Darüber hatte unsere Zeitung im Mai berichtet. Drei Tage später wurde Lorek als Staatssekretär im Justizministerium vorgestellt. Eine Stelle, die seit 30 Jahren nicht mehr besetzt worden war. Um Migration soll sich Lorek bei den Juristen kümmern, ein Bereich, der bislang im Innenressort mitgemacht wurde. Etliche Abgeordnete vermuten, Lorek sei nur geparkt worden, bis Gras über seine Affäre gewachsen sei, um dann ins Innenministerium zu wechseln.

Die FDP beklagt, dass ihre Fragen unbeantwortet blieben

Die FDP wollte deshalb die Berufung Loreks in die Landesregierung erklärt bekommen. Zwölf ihrer Abgeordneten fragten Mitte Mai nach. Am 8. Juni beantwortete das Innenministerium – wenn überhaupt nur unvollständig – die elf Fragen der Liberalen. Dafür aber solche, die gar nicht gestellt wurden: So wird beamten- und laufbahnrechtlich gerechtfertigt, warum Loreks Frau – ohne das die Stelle zuvor ausgeschrieben wurde – persönliche Referentin der damaligen Kultusministerin und CDU-Spitzenkandidatin Susanne Eisenmann wurde. Eine mit einem Wechsel in den höhren Dienst – und damit besseren Karrie- und Besoldungsmöglichkeiten – verbundene Position. Ähnlich hatte Lorek mit einer „Stelle Gabi“ überschriebenen Mail auch schon im Februar 2020 versucht, kritische Parteifreunde ruhigzustellen. Aber: Ohne Auswahlverfahren und Studium an der Deutschen Hochschule der Polizei in Münster wäre ein solcher Karriereschub für die damals Erste Hauptkommissarin in der Polizei nicht so einfach gewesen.

Merkwürdig kommt den Liberalen auch vor, dass mit Julian Würtenberger der beamtete Staatssekretär des Innenministeriums die Antwort unterschrieb. Nicht der parlamentarische Staatssekretär Wilfried Klenk oder gar Minister Strobl, wie es sonst gerade bei derartigen Fragen Gepflogenheit zwischen Parlament und Regierung ist. Die Folge: Die FDP rügt in einem Brief an Landtagspräsidentin Muhterem Aras (Grüne) das Verhalten des Ministeriums. Tadelt „die unvollständige Beantwortung“ ihres Antrags und bittet die Chefparlamentarierin, „auf eine vollständige Beantwortung der Berichtsbitten hinzuwirken“. Ein „eher seltener Vorgang“, sagt ein Sprecher des Landtages. Denn: Nach der Landesverfassung hat das Parlament ein Informationsrecht, der die Landesregierung nachzukommen hat.

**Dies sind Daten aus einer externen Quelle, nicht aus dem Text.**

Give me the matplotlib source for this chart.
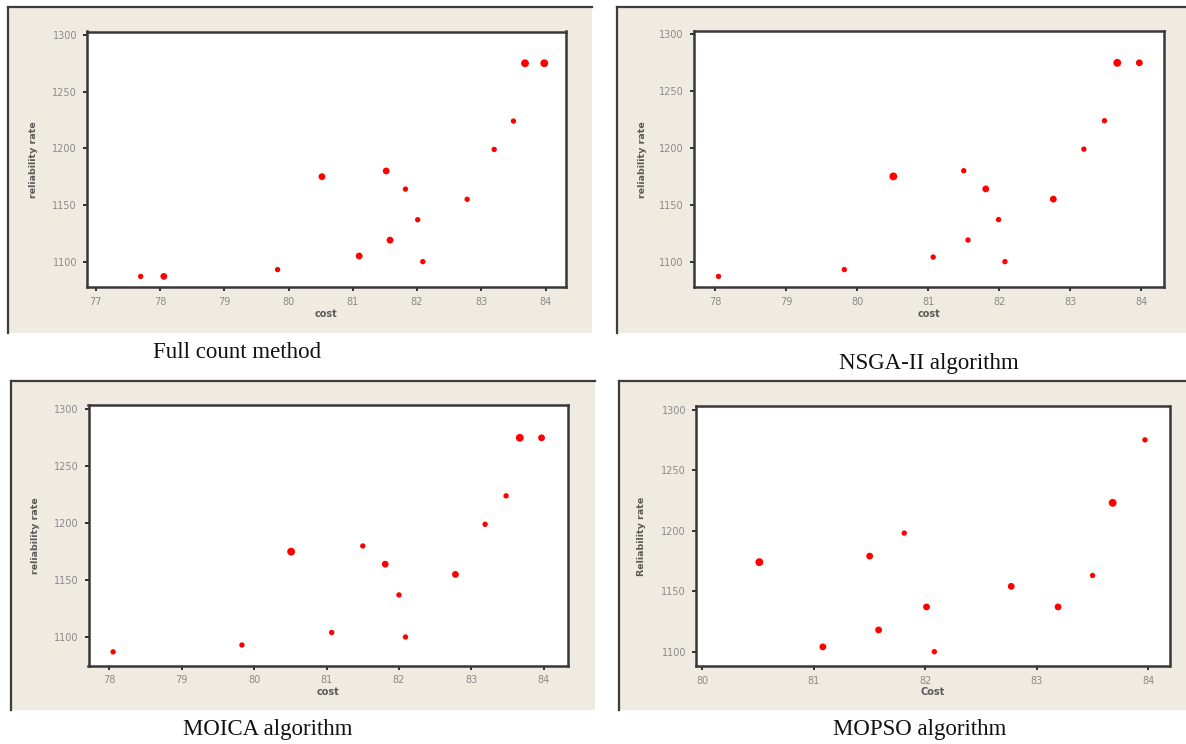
import matplotlib
matplotlib.use("Agg")
import matplotlib.pyplot as plt
from matplotlib.patches import Rectangle
from matplotlib.lines import Line2D

W, H = 1186, 744

# ---- data ----
# dup = number of solutions that fall on the same point (drawn as a bigger dot)
full_cost = [77.70, 78.06, 79.83, 80.52, 81.10, 81.52, 81.58, 81.82, 82.01, 82.09, 82.78, 83.20, 83.50, 83.68, 83.98]
full_rel = [1087, 1087, 1093, 1175, 1105, 1180, 1119, 1164, 1137, 1100, 1155, 1199, 1224, 1275, 1275]
full_dup = [1, 2, 1, 2, 2, 2, 2, 1, 1, 1, 1, 1, 1, 3, 3]

nsga_cost = [78.05, 79.82, 80.51, 81.07, 81.50, 81.56, 81.81, 81.99, 82.08, 82.76, 83.19, 83.48, 83.66, 83.97]
nsga_rel = [1087, 1093, 1175, 1104, 1180, 1119, 1164, 1137, 1100, 1155, 1199, 1224, 1275, 1275]
nsga_dup = [1, 1, 3, 1, 1, 1, 2, 1, 1, 2, 1, 1, 3, 2]

moica_cost = [78.05, 79.83, 80.51, 81.07, 81.50, 81.81, 82.00, 82.09, 82.78, 83.19, 83.48, 83.67, 83.97]
moica_rel = [1087, 1093, 1175, 1104, 1180, 1164, 1137, 1100, 1155, 1199, 1224, 1275, 1275]
moica_dup = [1, 1, 3, 1, 1, 2, 1, 1, 2, 1, 1, 3, 2]

mopso_cost = [80.51, 81.08, 81.50, 81.58, 81.81, 82.01, 82.08, 82.77, 83.19, 83.50, 83.68, 83.97]
mopso_rel = [1174, 1104, 1179, 1118, 1198, 1137, 1100, 1154, 1137, 1163, 1223, 1275]
mopso_dup = [3, 2, 2, 2, 1, 2, 1, 2, 2, 1, 3, 1]

captions = ["Full count method", "NSGA-II algorithm", "MOICA algorithm", "MOPSO algorithm"]
xlabels = ["cost", "cost", "cost", "Cost"]
ylabels = ["reliability rate", "reliability rate", "reliability rate", "Reliability rate"]
xticks = [[77, 78, 79, 80, 81, 82, 83, 84],
          [78, 79, 80, 81, 82, 83, 84],
          [78, 79, 80, 81, 82, 83, 84],
          [80, 81, 82, 83, 84]]
yticks = [1100, 1150, 1200, 1250, 1300]

panels = [
    dict(x=full_cost, y=full_rel, n=full_dup,
         frame=(8, 7, 592, 333), ax=(86.7, 31.5, 565.5, 287.3),
         xlim=(76.86, 84.31), ylim=(1077.4, 1303), cap=(237, 353), ylx=33, xly=314),
    dict(x=nsga_cost, y=nsga_rel, n=nsga_dup,
         frame=(617, 7, 1186, 333), ax=(693.6, 31, 1164.2, 287.3),
         xlim=(77.70, 84.32), ylim=(1077.4, 1303), cap=(929, 363), ylx=642, xly=314),
    dict(x=moica_cost, y=moica_rel, n=moica_dup,
         frame=(11, 381, 595, 710), ax=(88.5, 405, 567.6, 665.5),
         xlim=(77.71, 84.33), ylim=(1075, 1303.8), cap=(268, 730), ylx=36, xly=692),
    dict(x=mopso_cost, y=mopso_rel, n=mopso_dup,
         frame=(619, 381, 1186, 710), ax=(695.8, 406, 1169.5, 666),
         xlim=(79.94, 84.19), ylim=(1088.2, 1303), cap=(920, 730), ylx=641, xly=692),
]

fig = plt.figure(figsize=(W / 100, H / 100), dpi=100)
fig.patch.set_facecolor("white")

beige = "#EFEBE1"
for i, p in enumerate(panels):
    x0, y0, x1, y1 = p["frame"]
    fig.add_artist(Rectangle((x0 / W, 1 - y1 / H), (x1 - x0) / W, (y1 - y0) / H,
                             transform=fig.transFigure, facecolor=beige,
                             edgecolor="none", zorder=0))
    fig.add_artist(Line2D([x0 / W, x0 / W], [1 - y0 / H, 1 - y1 / H],
                          transform=fig.transFigure, color="#3c3c3c", lw=1.6))
    fig.add_artist(Line2D([x0 / W, x1 / W], [1 - y0 / H, 1 - y0 / H],
                          transform=fig.transFigure, color="#3c3c3c", lw=1.6))

    l, t, r, b = p["ax"]
    ax = fig.add_axes([l / W, 1 - b / H, (r - l) / W, (b - t) / H])
    ax.set_facecolor("white")
    sizes = [15 if k == 1 else (24 if k == 2 else 32) for k in p["n"]]
    ax.scatter(p["x"], p["y"], s=sizes, color="#FF0000", edgecolors="none", zorder=3)

    ax.set_xlim(*p["xlim"])
    ax.set_ylim(*p["ylim"])
    ax.set_xticks(xticks[i])
    ax.set_yticks(yticks)
    ax.tick_params(direction="out", length=3, width=1.3, color="#222222",
                   labelsize=7, labelcolor="#8a8a8a", pad=4)
    for s in ax.spines.values():
        s.set_color("#383838")
        s.set_linewidth(1.8)

    fig.text(p["ylx"] / W, 1 - ((t + b) / 2) / H, ylabels[i], rotation=90,
             ha="center", va="center", fontsize=6.8, fontweight="bold", color="#5a5a5a")
    fig.text(((l + r) / 2) / W, 1 - p["xly"] / H, xlabels[i],
             ha="center", va="center", fontsize=7, fontweight="bold", color="#5a5a5a")

    fig.text(p["cap"][0] / W, 1 - p["cap"][1] / H, captions[i], ha="center", va="center",
             fontsize=16.5, family="Liberation Serif", color="#111111")

fig.savefig("out.png", dpi=100)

Antwort war schon zuvor in der Presse zu lesen

Dass das Innenministerium die unangenehmen Fragen nicht beantwortet, „spricht für sich, denn es wird deutlich, dass Innenminister Strobl die Vorwürfe aussitzen will“, sagt Hans Dieter Scherer, migrationspolitische Sprecher der FDP. Strobl verspiele damit eine Gelegenheit, die Vorwürfe aufzuklären. Er behandele das Parlament nach Gutsherrenart: Das Auskunftsrecht der Abgeordneten gegenüber der Landesregierung sei verfassungsrechtlich verbürgt und „zentral für eine wirksame Kontrolle der Regierung durch das Parlament“. Zumal das Ministerium dem Parlament Antworten vorenthält, die drei Tage zuvor schon in der Presse zu lesen waren.

In seiner unpräzisen Antwort lässt Strobl ausführen, es sei nicht „Aufgabe der Landesregierung, jedwede Presseberichterstattung zu kommentieren“. Das gelte besonders für Artikel, die jedenfalls teilweise auch auf Spekulationen, insbesondere auf Spekulationen ungenannter Dritter, beruhten. Keinen konkreten Vorwurf entkräften die Ministerialen – wie zuvor auch Lorek selbst in seiner Antwort auf unsere Presseanfrage. Gesprächspartner in Politik und Verwaltung wollen unerkannt bleiben – aus Furcht vor Repressionen. Die Veröffentlichung „Ein gut versorgter Abgeordneter“ führte jedenfalls zu einer hektischen Telefonaktion, mit der Lorek herausfinden wollte, welche Parteifreunde mit der Presse sprachen.